Put the blame on Putin

Seems the brave souls on Kiev’s Independence Square have managed something President Obama has not: They drew a line against a rogue leader — and enforced it.

In so doing, they not only sent President Viktor Yanukovych into hiding, they embarrassed Russia’s Vladimir Putin in the midst of what he had planned to be a public relations victory from a successful Sochi Olympics.

Pundits talk about a pro-Russian or pro-European future for Ukraine.

Here’s the difference between the two: A Ukraine that associated with the European Union would not mean oppression for its Russian population.

But a Ukraine that becomes part of Putin’s Greater Russia will mean more of what we saw in the last days of Yanukovych — submission to bullying from Moscow, police firing on their own people, a gradual strangling of the nation’s independence.

The same dynamic is at work in Russia. If Russia were a free society, a thriving, independent and democratic Ukraine would take nothing away. Only rulers who preside over non-free nations have reason to greet the rise of liberty in their neighborhoods as a threat.

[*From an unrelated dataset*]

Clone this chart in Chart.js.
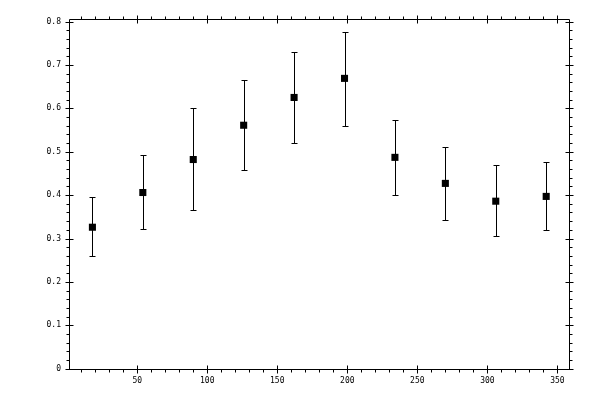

For Putin to allow Ukraine to escape his embrace would not only be a humiliation, it would be a death blow to his plans for a ­post-Soviet Russian empire. For that reason, and because Putin has thus far faced almost no consequences for his aggression here and elsewhere, sending in Russian troops, even with its risk of a civil war, may still look to Putin the best course.

That’s the weakness of the Putin model: strong but brittle. If Ukrainians can defy bullets to turn out their government, Russians may get ideas. And Putin knows it.